Defining overdiagnosis

The authors define overdiagnosis as “the detection of a histologically confirmed (confirmed through biopsy or surgery) cancer through screening that would not otherwise have been diagnosed in a person’s lifetime had screening not been done.”

To understand exactly what this means, it’s important to point out what it doesn’t mean. Overdiagnosis is not the same as a false positive, where a screening test comes out positive but a biopsy reveals that it’s not cancer. Overdiagnosis is not misdiagnosis, where cancer is incorrectly diagnosed. Overdiagnosis is not the same as overtreatment, which is treating cancers that never would have caused harm or that were misdiagnosed. Overdiagnosis is also different from finding cancers that would have later been caught, but that would not have benefited the patient to treat (a “grenade” type cancer, or a cancer with no effective treatment, for example).

This handy graphic from Dr. F. Perry Mason‘s blog on Medpage Today helps show the differences in these types of unnecessary care in cancer screening.

 

 

 

 

 

 

 

According to Davies et al, overdiagnosis can happen through two mechanisms — maldetection and misclassification. Maldetection is when a test is unable to distinguish between clinically important and unimportant cancer, so a cancer that would never have otherwise been detected gets diagnosed. Misclassification is when a disease exists on a spectrum and the threshold for diagnosis encompasses people whose condition isn’t clinically important (see the debate on PCOS overdiagnosis, for example).

Measuring overdiagnosis

There’s an obvious difficulty with the definition proposed by Davies et al — how do you measure overdiagnosis when you can’t tell which cancers would have been found later? As Mason points out, we can measure overdiagnosis on a population level, but “we can never really know if a given individual was overdiagnosed.” 

Davies et al advocate use of the following calculation to determine an overdiagnosis rate: The number of overdiagnosed cancer cases/number of people screened. Because overdiagnosis cannot be directly measured, the authors recommend several methods for estimating overdiagnosis on a population level: comparing the number of cancer cases in a screened population to number of cases in a similar but not screened population; using population data to project incidence trends forward in time; and measuring the time between cancer detection by screening and when the cancer would have been detected clinically using modeling.

All of these methods have some disadvantages and difficulties in executing. The authors’ recommendation is to use data from randomized controlled trials to compare cancer rates in screened vs not screened populations, as long as the study has a long follow-up period and minimal to no screening in the control group. They also emphasize the importance of communicating the study design when giving estimates of overdiagnosis, so the methods can be evaluated.

Talking about overdiagnosis

Is overdiagnosis inherently bad? Overdiagnosis not only leads to overtreatment but creates stress for patients who have to deal with this alarming diagnosis. However, avoiding overdiagnosis with less screening means by definition that we will find fewer cancers – some of which may have been beneficial to find. This is why being able to define and measure overdiagnosis is so important – because it gives doctors and patients context to make an informed decision about screening.  

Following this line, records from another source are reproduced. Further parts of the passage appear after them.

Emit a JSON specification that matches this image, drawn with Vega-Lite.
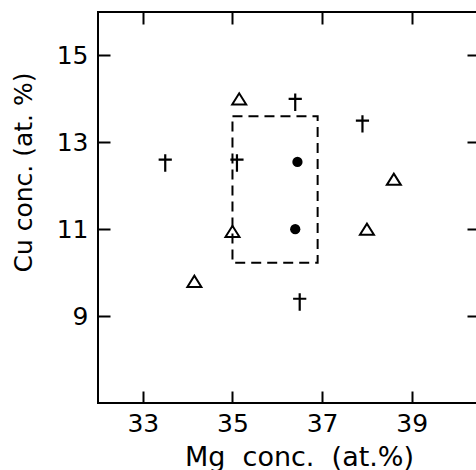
{
  "$schema": "https://vega.github.io/schema/vega-lite/v6.json",
  "autosize": {"type": "none"},
  "padding": {"left": 98, "top": 12, "right": 0, "bottom": 67},
  "width": 381,
  "height": 391,
  "background": "white",
  "config": {
    "view": {"stroke": "black", "strokeWidth": 2},
    "font": "DejaVu Sans",
    "axis": {
      "domain": false,
      "grid": false,
      "tickColor": "black",
      "tickWidth": 2,
      "tickSize": -12,
      "labelFont": "DejaVu Sans",
      "labelFontSize": 25,
      "labelColor": "black",
      "titleFont": "DejaVu Sans",
      "titleFontSize": 25,
      "titleFontWeight": "normal",
      "titleColor": "black"
    }
  },
  "datasets": {
    "box": [{"mg1": 35.0, "mg2": 36.9, "cu1": 10.23, "cu2": 13.6}],
    "pts": [
      {"mg": 33.5, "cu": 12.6, "type": "dagger"},
      {"mg": 35.1, "cu": 12.6, "type": "dagger"},
      {"mg": 36.4, "cu": 14.0, "type": "dagger"},
      {"mg": 37.9, "cu": 13.5, "type": "dagger"},
      {"mg": 36.5, "cu": 9.4, "type": "dagger"},
      {"mg": 35.15, "cu": 14.0, "type": "triangle"},
      {"mg": 38.6, "cu": 12.15, "type": "triangle"},
      {"mg": 35.0, "cu": 10.95, "type": "triangle"},
      {"mg": 38.0, "cu": 11.0, "type": "triangle"},
      {"mg": 34.15, "cu": 9.8, "type": "triangle"},
      {"mg": 36.45, "cu": 12.55, "type": "circle"},
      {"mg": 36.4, "cu": 11.0, "type": "circle"}
    ]
  },
  "resolve": {"axis": {"x": "independent", "y": "independent"}},
  "layer": [
    {
      "data": {"name": "box"},
      "mark": {"type": "rect", "fillOpacity": 0, "stroke": "black", "strokeWidth": 2, "strokeDash": [10, 6]},
      "encoding": {
        "x": {"field": "mg1", "type": "quantitative", "scale": {"domain": [32, 40.5], "nice": false, "zero": false},
          "axis": {"orient": "bottom", "values": [33, 35, 37, 39], "labelPadding": 20, "title": "Mg\u00a0\u00a0conc.\u00a0\u00a0(at.%)",
            "titleFontSize": 27, "titleX": 201, "titleY": 54, "titleAlign": "center", "titleBaseline": "middle"}},
        "x2": {"field": "mg2"},
        "y": {"field": "cu1", "type": "quantitative", "scale": {"domain": [7, 16], "nice": false, "zero": false},
          "axis": {"orient": "left", "values": [9, 11, 13, 15], "labelPadding": 22, "title": "Cu conc. (at. %)",
            "titleX": -75, "titleY": 160, "titleAngle": -90, "titleAlign": "center", "titleBaseline": "middle"}},
        "y2": {"field": "cu2"}
      }
    },
    {
      "data": {"name": "pts"},
      "transform": [{"filter": "datum.type === 'dagger'"}],
      "mark": {"type": "point", "shape": "M0,-0.45L0,1M-0.55,0L0.55,0", "size": 576, "filled": false, "stroke": "black", "strokeWidth": 2.2, "opacity": 1},
      "encoding": {
        "x": {"field": "mg", "type": "quantitative", "scale": {"domain": [32, 40.5], "nice": false, "zero": false},
          "axis": {"orient": "top", "values": [33, 35, 37, 39], "labels": false, "title": null}},
        "y": {"field": "cu", "type": "quantitative", "scale": {"domain": [7, 16], "nice": false, "zero": false},
          "axis": {"orient": "right", "values": [9, 11, 13, 15], "labels": false, "title": null}}
      }
    },
    {
      "data": {"name": "pts"},
      "transform": [{"filter": "datum.type === 'triangle'"}],
      "mark": {"type": "point", "shape": "M-1,0.8L0,-0.8L1,0.8Z", "size": 196, "filled": false, "stroke": "black", "strokeWidth": 2, "opacity": 1},
      "encoding": {
        "x": {"field": "mg", "type": "quantitative", "scale": {"domain": [32, 40.5], "nice": false, "zero": false}, "axis": null},
        "y": {"field": "cu", "type": "quantitative", "scale": {"domain": [7, 16], "nice": false, "zero": false}, "axis": null}
      }
    },
    {
      "data": {"name": "pts"},
      "transform": [{"filter": "datum.type === 'circle'"}],
      "mark": {"type": "point", "shape": "circle", "size": 105, "filled": true, "fill": "black", "opacity": 1},
      "encoding": {
        "x": {"field": "mg", "type": "quantitative", "scale": {"domain": [32, 40.5], "nice": false, "zero": false}, "axis": null},
        "y": {"field": "cu", "type": "quantitative", "scale": {"domain": [7, 16], "nice": false, "zero": false}, "axis": null}
      }
    }
  ]
}
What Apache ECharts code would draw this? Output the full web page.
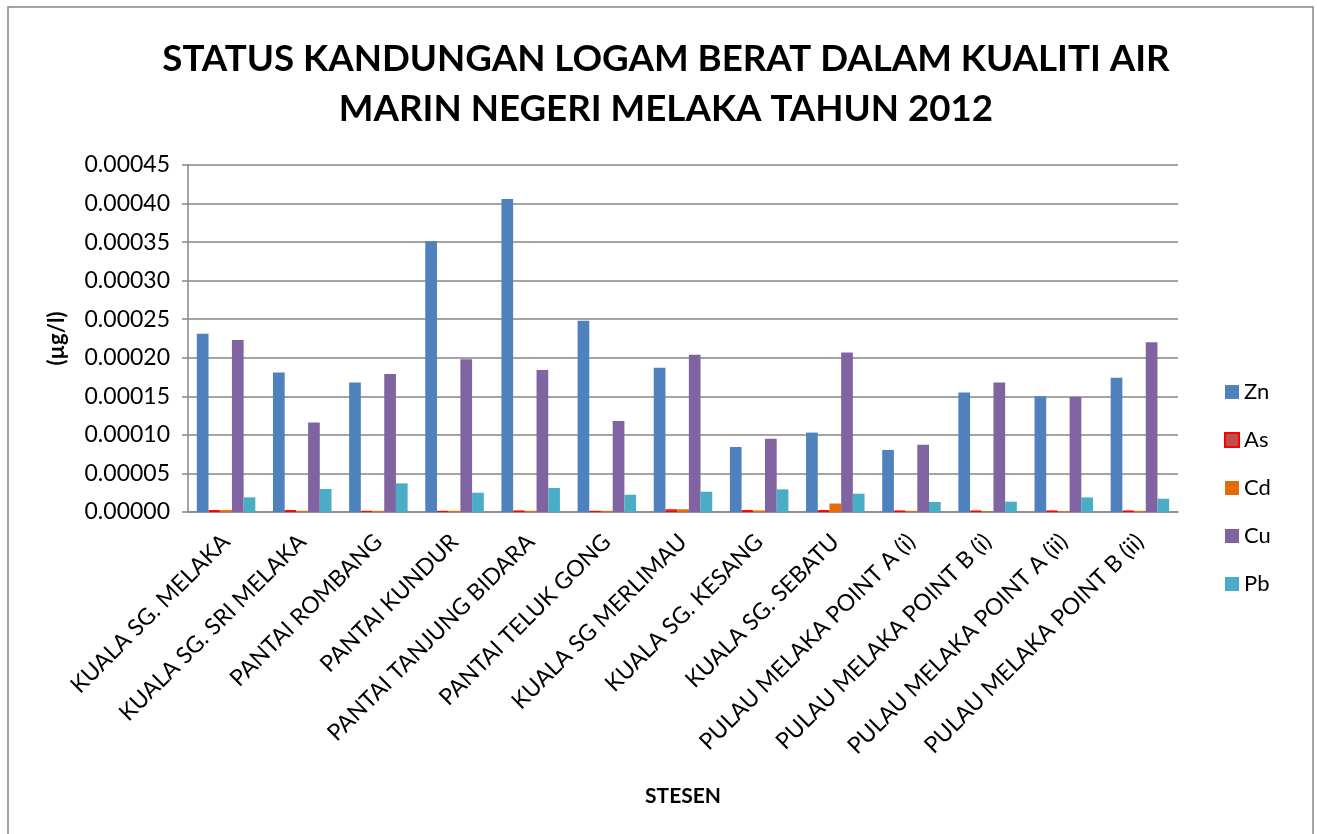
<!DOCTYPE html>
<html>
<head>
<meta charset="utf-8">
<script src="https://cdn.jsdelivr.net/npm/echarts@6/dist/echarts.min.js"></script>
<style>
  html, body { margin: 0; padding: 0; background: #fff; }
  #myChart { width: 1317px; height: 834px; }
</style>
</head>
<body>
<div id="myChart"></div>
<script>
var stations = ["KUALA SG. MELAKA", "KUALA SG. SRI MELAKA", "PANTAI ROMBANG", "PANTAI KUNDUR",
    "PANTAI TANJUNG BIDARA", "PANTAI TELUK GONG", "KUALA SG MERLIMAU", "KUALA SG. KESANG",
    "KUALA SG. SEBATU", "PULAU MELAKA POINT A (i)", "PULAU MELAKA POINT B (i)",
    "PULAU MELAKA POINT A (ii)", "PULAU MELAKA POINT B (ii)"];

var zn = [0.000231, 0.000181, 0.000168, 0.000351, 0.000406, 0.000248, 0.000187, 0.0000843, 0.000103, 0.0000804, 0.000155, 0.000150, 0.000174];
var as = [0.0000025, 0.0000025, 0.0000015, 0.0000015, 0.000002, 0.0000015, 0.0000035, 0.0000025, 0.0000025, 0.000002, 0.000002, 0.000002, 0.000002];
var cd = [0.0000025, 0.0000015, 0.0000015, 0.0000015, 0.0000015, 0.0000015, 0.0000035, 0.000002, 0.000011, 0.0000015, 0.000001, 0.000001, 0.0000015];
var cu = [0.000223, 0.000116, 0.000179, 0.000198, 0.000184, 0.000118, 0.000204, 0.000095, 0.000207, 0.0000873, 0.000168, 0.000149, 0.000220];
var pb = [0.000019, 0.0000298, 0.0000371, 0.000025, 0.0000311, 0.0000224, 0.0000263, 0.0000293, 0.0000237, 0.000013, 0.0000134, 0.0000189, 0.0000172];

var font = "Lato, 'Open Sans', sans-serif";

function barSeries(name, data, color, border) {
    return {
        name: name,
        type: "bar",
        data: data,
        barWidth: 11.7,
        barGap: "0%",
        itemStyle: {
            color: color,
            borderColor: border || color,
            borderWidth: border ? 1 : 0
        }
    };
}

var chart = echarts.init(document.getElementById("myChart"));
chart.setOption({
    animation: false,
    textStyle: { fontFamily: font },
    title: {
        text: "STATUS KANDUNGAN LOGAM BERAT DALAM KUALITI AIR\nMARIN NEGERI MELAKA TAHUN 2012",
        left: 661,
        top: 29,
        textAlign: "center",
        textStyle: { fontFamily: font, fontWeight: "bold", fontSize: 36.7, lineHeight: 50, color: "#000" }
    },
    graphic: [{
        type: "rect",
        shape: { x: 8, y: 7, width: 1305, height: 840 },
        style: { fill: "none", stroke: "#868686", lineWidth: 1.5 },
        silent: true
    }],
    legend: {
        orient: "vertical",
        left: 1219,
        top: 376,
        itemWidth: 14,
        itemHeight: 14,
        itemGap: 26,
        icon: "rect",
        textStyle: { fontFamily: font, fontSize: 22, color: "#000" },
        data: ["Zn", "As", "Cd", "Cu", "Pb"]
    },
    grid: { left: 188, right: 139, top: 165, bottom: 322 },
    xAxis: {
        type: "category",
        data: stations,
        name: "STESEN",
        nameLocation: "middle",
        nameGap: 274,
        nameTextStyle: { fontFamily: font, fontWeight: "bold", fontSize: 21, color: "#000" },
        axisLine: { lineStyle: { color: "#868686", width: 1.5 } },
        axisTick: { show: false },
        axisLabel: { rotate: 45, interval: 0, fontSize: 23, color: "#000", margin: 26 }
    },
    yAxis: {
        type: "value",
        min: 0,
        max: 0.00045,
        interval: 0.00005,
        name: "(µg/l)",
        nameLocation: "middle",
        nameGap: 120,
        nameTextStyle: { fontFamily: font, fontWeight: "bold", fontSize: 22, color: "#000" },
        axisLine: { show: true, lineStyle: { color: "#868686", width: 1.5 } },
        axisTick: { show: true, length: 6, lineStyle: { color: "#868686", width: 1.5 } },
        splitLine: { lineStyle: { color: "#868686", width: 1.5 } },
        axisLabel: {
            fontSize: 23, color: "#000", margin: 18,
            formatter: function (v) { return v.toFixed(5); }
        }
    },
    series: [
        barSeries("Zn", zn, "#4F81BD"),
        barSeries("As", as, "#C0504D", "#FF0000"),
        barSeries("Cd", cd, "#E46C0A"),
        barSeries("Cu", cu, "#8064A2"),
        barSeries("Pb", pb, "#4BACC6")
    ]
});
</script>
</body>
</html>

The authors give tips for communicating with patients about the risks of overdiagnosis. One interesting tip was to use language about outcomes rather than lives or years lost, since people are naturally loss-averse and will “express preferences inconsistent with their values when the decision is phrased as loss.” Instead, use pictographs or similar decision aides to show the benefits and risks of screening.

The authors also recommend telling stories whenever possible; there are plenty of stories from people who believe their lives were saved by cancer screening, but few about people who were harmed from cancer screening. Telling patients how many cases are overdiagnosed from screening compared to how many lives saved are saved is another way to communicate the potential harm of overdiagnosis. This information should help clinicians start much-needed conversations about overdiagnosis with patients.